"Unmanned factory" replaces 600 humans with robots


#1

[Read the post]


#2

Jorbs!


#3

We’re not allowed to do this in the United States because people only deserve to eat or sleep indoors if they’re working 40 hours a week. When we remove jobs by using robots or computers, people become homeless. Instead of sharing productivity improvements, we have to make up ridiculous jobs so that people can go to work and prove that they’re contributing to society.


#4

In what sense is this not allowed? It happened a long time ago in Detroit. Also, where are these ridiculous made-up jobs? They would have been a really useful stimulus in 2008, except for the party that was opposed to stimulus.


#5

Domo Arigato Mister Roboto


#6

Eh, yes and vaguely no?

Look at it from the long game perspective, robots (not assuming human level AI here, just programmed machines - even if humanoid) in theory could do the vast majority of our work and we could be free to do as we please. Assuming we don’t jack everything up with advanced AI I think that future is a real possibility. The problem is the interim, because the world certainly doesn’t work like today. So until you get to some reasonable tipping point things are going to get “worse” as technology and robotics displace more and more jobs. Frankly I don’t know how society goes about a shift in production from human to robot without serious issues. (Hell and that even assumes people could agree on the idea and goal of robotic production…you know which means we are fucked.)
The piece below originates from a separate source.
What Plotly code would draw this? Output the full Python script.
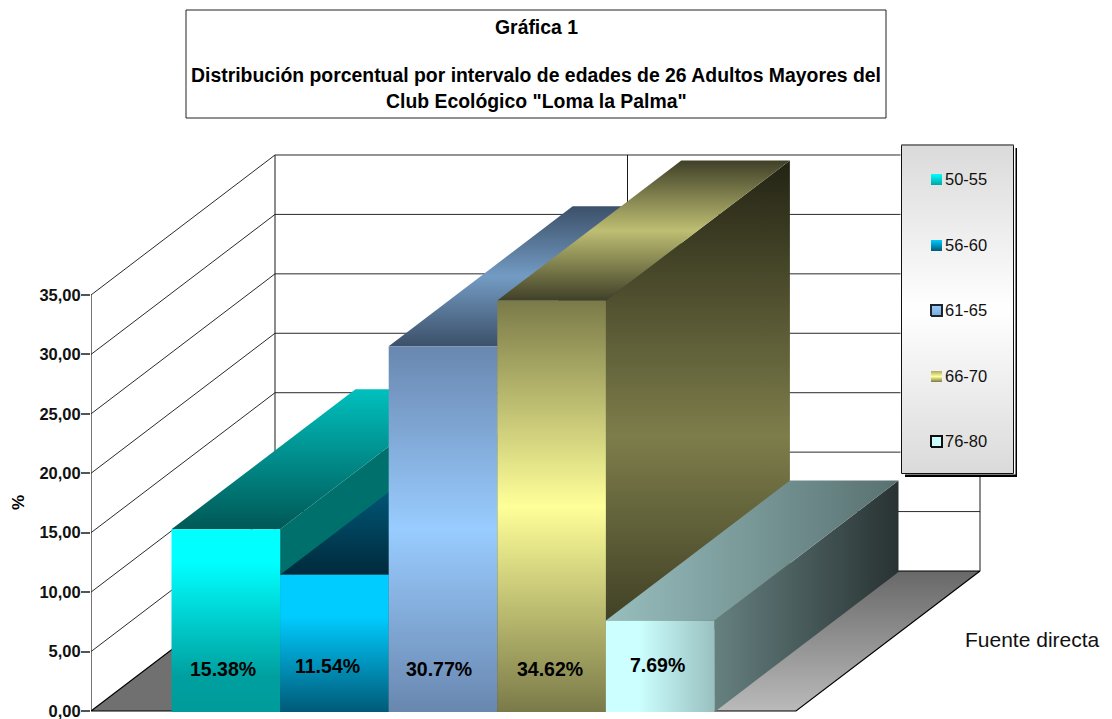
import plotly.graph_objects as go

# ---- data ----
categories = ["50-55", "56-60", "61-65", "66-70", "76-80"]
percent = [15.38, 11.54, 30.77, 34.62, 7.69]
labels = ["15.38%", "11.54%", "30.77%", "34.62%", "7.69%"]
label_shift_x = [-0.004, -0.010, -0.005, -0.002, -0.004]
label_y = [3.55, 3.8, 3.5, 3.5, 3.9]
y_ticks = [0, 5, 10, 15, 20, 25, 30, 35]
y_tick_text = ["0,00", "5,00", "10,00", "15,00", "20,00", "25,00", "30,00", "35,00"]
source_text = "Fuente directa"

# ---- geometry of the oblique box, in axis units ----
W, H = 1112, 719
PX_X = 705.0      # pixels per unit of x
PX_Y = 11.886     # pixels per unit of y
LEFT = 91
ZERO = 711
DX = 184 / PX_X   # depth shift along x
DY = 140 / PX_Y   # depth shift along y
BAR_W = 108.6 / PX_X
GAP = 80.5 / PX_X
BAR_BASE = -1 / PX_Y   # the boxes start one pixel under the axis


def X(px):
    return (px - LEFT) / PX_X


def Y(px):
    return (ZERO - px) / PX_Y


fig = go.Figure()


def line(xs, ys, color="#2a2a2a", width=1):
    fig.add_trace(go.Scatter(x=xs, y=ys, mode="lines", line=dict(color=color, width=width),
                             hoverinfo="skip", showlegend=False, cliponaxis=False))


def face(xs, ys, stops, kind="vertical", start=None, stop=None, outline=None, outline_width=1):
    scale = [[p, f"rgb({c[0]},{c[1]},{c[2]})"] for p, c in stops]
    fig.add_trace(go.Scatter(
        x=xs + xs[:1], y=ys + ys[:1], mode="lines", fill="toself",
        line=dict(width=outline_width if outline else 0, color=outline or "rgba(0,0,0,0)"),
        fillgradient=dict(type=kind, colorscale=scale, start=start, stop=stop),
        hoverinfo="skip", showlegend=False, cliponaxis=False))


# ---- walls ----
ymax = y_ticks[-1]
for t in y_ticks[1:]:
    line([0, DX, DX + 1], [t, t + DY, t + DY])
line([0, 0], [0, ymax], "#1a1a1a", 1.2)
line([DX, DX], [DY, ymax + DY], "#1a1a1a", 1)
line([DX + 0.5, DX + 0.5], [DY, ymax + DY], "#1a1a1a", 1)
line([DX + 1, DX + 1], [DY, ymax + DY], "#1a1a1a", 1)

# ---- floor ----
face([0, DX, DX + 0.5, 0.5], [0, DY, DY, 0], [(0, (112, 112, 112)), (1, (112, 112, 112))])
face([0.5, DX + 0.5, DX + 1, 1], [0, DY, DY, 0], [(0, (186, 186, 186)), (1, (104, 104, 104))],
     start=0, stop=DY)
line([0, DX, DX + 1, 1, 0], [0, DY, DY, 0, 0], "#000000", 1.2)

# ---- colours of each box: front, top, side ----
front_stops = [
    [(0, (0, 155, 155)), (0.2, (0, 160, 160)), (0.82, (0, 255, 255)), (1, (0, 255, 255))],
    [(0, (0, 90, 120)), (0.7, (0, 204, 255)), (1, (0, 204, 255))],
    [(0, (105, 135, 175)), (0.5, (153, 204, 255)), (1, (105, 135, 175))],
    [(0, (122, 122, 73)), (0.5, (255, 255, 153)), (1, (122, 122, 73))],
    None,
]
top_stops = [
    [(0, (0, 88, 86)), (1, (0, 192, 190))],
    [(0, (0, 42, 60)), (1, (0, 115, 155))],
    [(0, (60, 80, 105)), (0.5, (115, 155, 195)), (1, (60, 80, 105))],
    [(0, (64, 64, 40)), (0.5, (190, 190, 115)), (1, (64, 64, 40))],
    None,
]
side_stops = [
    [(0, (0, 112, 108)), (1, (0, 112, 108))],
    [(0, (0, 60, 80)), (1, (0, 60, 80))],
    [(0, (40, 50, 70)), (1, (40, 50, 70))],
    [(0, (35, 35, 20)), (0.5, (125, 125, 75)), (1, (35, 35, 20))],
    None,
]

# ---- boxes ----
for i, value in enumerate(percent):
    v = value + BAR_BASE
    x0 = GAP + i * BAR_W
    x1 = x0 + BAR_W
    b = BAR_BASE
    sx = [x1, x1 + DX, x1 + DX, x1]
    sy = [b, b + DY, v + DY, v]
    tx = [x0, x0 + DX, x1 + DX, x1]
    ty = [v, v + DY, v + DY, v]
    fx = [x0, x0, x1, x1]
    fy = [b, v, v, b]
    if i < 4:
        face(sx, sy, side_stops[i], start=b, stop=v + DY)
        face(tx, ty, top_stops[i], start=v, stop=v + DY)
        face(fx, fy, front_stops[i], start=b, stop=v)
    else:
        face(sx, sy, [(0, (102, 128, 128)), (1, (40, 50, 50))], kind="horizontal", start=x1, stop=x1 + DX)
        face(tx, ty, [(0, (152, 190, 190)), (1, (88, 112, 112))], kind="horizontal", start=x0, stop=x1 + DX)
        face(fx, fy, [(0, (204, 255, 255)), (0.3, (204, 255, 255)), (1, (153, 192, 192))], kind="horizontal", start=x0, stop=x1)

annotations = []
for i, txt in enumerate(labels):
    annotations.append(dict(x=GAP + (i + 0.5) * BAR_W + label_shift_x[i], y=label_y[i], text=f"<b>{txt}</b>",
                            showarrow=False, xanchor="center", yanchor="middle",
                            font=dict(family="Liberation Sans", size=19.5, color="#000000")))

# ---- legend panel ----
L0, L1, T0, T1 = 901.5, 1013.5, 145, 473.5
face([X(905), X(1017), X(1017), X(905)], [Y(477), Y(477), Y(148), Y(148)], [(0, (0, 0, 0)), (1, (0, 0, 0))])
face([X(L0 - 1), X(L1 + 2), X(L1 + 2), X(L0 - 1)], [Y(T1 + 1), Y(T1 + 1), Y(T0 - 1), Y(T0 - 1)],
     [(0, (255, 255, 255)), (1, (255, 255, 255))])
face([X(L0), X(L1), X(L1), X(L0)], [Y(T1), Y(T1), Y(T0), Y(T0)],
     [(0, (218, 218, 218)), (0.5, (255, 255, 255)), (1, (218, 218, 218))], start=Y(T1), stop=Y(T0), outline="#111111")
line([X(L0), X(L1)], [Y(T0), Y(T0)], "#808080", 1.5)

legend_y = [179, 245, 310, 376, 441]
swatches = [
    ([(0, (0, 165, 165)), (1, (0, 255, 255))], None),
    ([(0, (0, 90, 120)), (1, (0, 204, 255))], None),
    ([(0, (125, 170, 215)), (1, (153, 204, 255))], "#1c2430"),
    ([(0, (122, 122, 73)), (0.5, (255, 255, 153)), (1, (170, 170, 100))], None),
    ([(0, (204, 255, 255)), (1, (204, 255, 255))], "#101010"),
]
for i, name in enumerate(categories):
    py = legend_y[i]
    stops, edge = swatches[i]
    face([X(931), X(942), X(942), X(931)], [Y(py + 6), Y(py + 6), Y(py - 5), Y(py - 5)],
         stops, start=Y(py + 6), stop=Y(py - 5), outline=edge, outline_width=2)
    annotations.append(dict(x=X(943), y=Y(py - 0.5), text=name, showarrow=False, xanchor="left", yanchor="middle",
                            font=dict(family="Liberation Sans", size=16.5, color="#111111")))


# ---- title box and free texts ----
def PXX(px):
    return (px - LEFT) / (W - LEFT)


def PXY(px):
    return 1 - px / H


shapes = [dict(type="rect", xref="paper", yref="paper", x0=PXX(186), x1=PXX(886), y0=PXY(118), y1=PXY(10),
               line=dict(color="#222222", width=1), fillcolor="white", layer="above")]
for py, txt in [(27, "Gráfica 1"),
                (75, "Distribución porcentual por intervalo de edades de 26 Adultos Mayores del"),
                (101, 'Club Ecológico "Loma la Palma"')]:
    annotations.append(dict(xref="paper", yref="paper", x=PXX(536), y=PXY(py), text=f"<b>{txt}</b>", showarrow=False,
                            xanchor="center", yanchor="middle",
                            font=dict(family="Liberation Sans", size=19.4, color="#000000")))
annotations.append(dict(xref="paper", yref="paper", x=PXX(18), y=PXY(503), text="<b>%</b>", textangle=-90,
                        showarrow=False, xanchor="center", yanchor="middle",
                        font=dict(family="Liberation Sans", size=17, color="#000000")))
annotations.append(dict(xref="paper", yref="paper", x=PXX(963), y=PXY(639), text=source_text, showarrow=False,
                        xanchor="left", yanchor="middle",
                        font=dict(family="Liberation Sans", size=21, color="#111111")))

fig.update_layout(
    width=W, height=H, autosize=False, paper_bgcolor="white", plot_bgcolor="white",
    margin=dict(l=LEFT, r=0, t=0, b=0), showlegend=False, shapes=shapes, annotations=annotations,
    xaxis=dict(range=[0, (W - LEFT) / PX_X], visible=False, fixedrange=True),
    yaxis=dict(range=[(ZERO - H) / PX_Y, ZERO / PX_Y], tickvals=y_ticks, ticktext=y_tick_text, ticks="outside",
               ticklen=9, tickcolor="#555555", tickwidth=1.5, showgrid=False, zeroline=False, showline=False,
               ticklabeloverflow="allow", ticklabelstandoff=-3,
               tickfont=dict(family="Liberation Sans", size=16.5, color="#111111", weight="bold"), fixedrange=True),
)
fig.write_html("out.html", config={"displayModeBar": False},
               post_script="document.body.style.margin='0';document.body.style.overflow='hidden';")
At the same time if you aren’t doing much more than placing the same basic parts together in the same way 500+ times a day, well that’s screaming for automation. I mean imagine Ford trying to build every model on one assembly line…you’d have to have people doing that job. The number of scenarios and problems becomes too complex for a robot to operate in, but if you scale it back to one model per line then it becomes much much easier.


#7

This is why we need mincome and substantially increased infrastructure spending. The process of automation will only accelerate as time goes on, and there is no way for job creation to keep pace. We should be reorganizing our economy and our society to not just accommodate these trends but to take synergise with and take advantage of them.


#8

Not really, I’d say. You need enough degrees of freedom for the manipulators and then you just load model-specific code to the line.


#9

If it can be broken down algorithmically, it can be automated. AI can handle complexity orders of magnitude better than meatsacks, it’s only a matter developing the science and applying it. Even that process can and has been done by AI.


#10

I know! It’s against the law!


#11

Only in the sense that we think it’s bad to replace a working person with a robot because of the fact it has on that person’s life. In our economic system, the person needs a job to eat and pay for housing. They do not benefit from automation if they become unemployed and then homeless.

I don’t think that our standard of living really requires enough work for every able person to work 40 hours a week. It would require even less work with automation.

Instead of focussing on what people want and need - housing, food, a decent life - politicians focus on jobs. Jobs are a means to an end, not the goal. If a politician is concentrating on getting people work, they’re missing the point.


#12

Considering how many politicians plan to increase the number of jobs in the US, instead of reducing the amount of work we all do to maintain our standard of living… it’s practically law. But, yes, I get it: I apologize for the hyperbole.


#13

Meanwhile GE’s old “Factory of the Future” is being turned into a supermarket.
Article


#14

Right now I’m working on robot navigation in supermarket-like environments, for barcode reading, stock out, category management, etc.

Here’s the bot I’m currently watching.


#15

My motto is ‘I’d rather write a program to write a program instead of writing a program’. But that ideology must go hand in hand with either socialism or a mincome.

Unless we all accept we will eventually be inadvertently murdered by someone else.


#16

Can’t you write a program to do that?


#17
perl turtlesAllTheWhey.pl 1&2> /dev/null

#18

Pfffft! Perl is for architects who do old-fashioned text processing (read “what’s Big Data?”) while wearing Tweed.

It’s also for cats walking across keyboards.

Little known fact: 90% of all code on C-PAN was accidentally written by cats.


#19

Safer alternative to APL, albeit nowhere near as good at summoning Great Old Ones. (However, given the coming futility of humanity we’re envisioning here, it might be worth handling this with APL…)


#20

Nah, in the US we just go ahead and get rid of the jobs and then blame the unemployed for their lack of employment because they’re obviously lazy good-for-nothings. That’s the American way.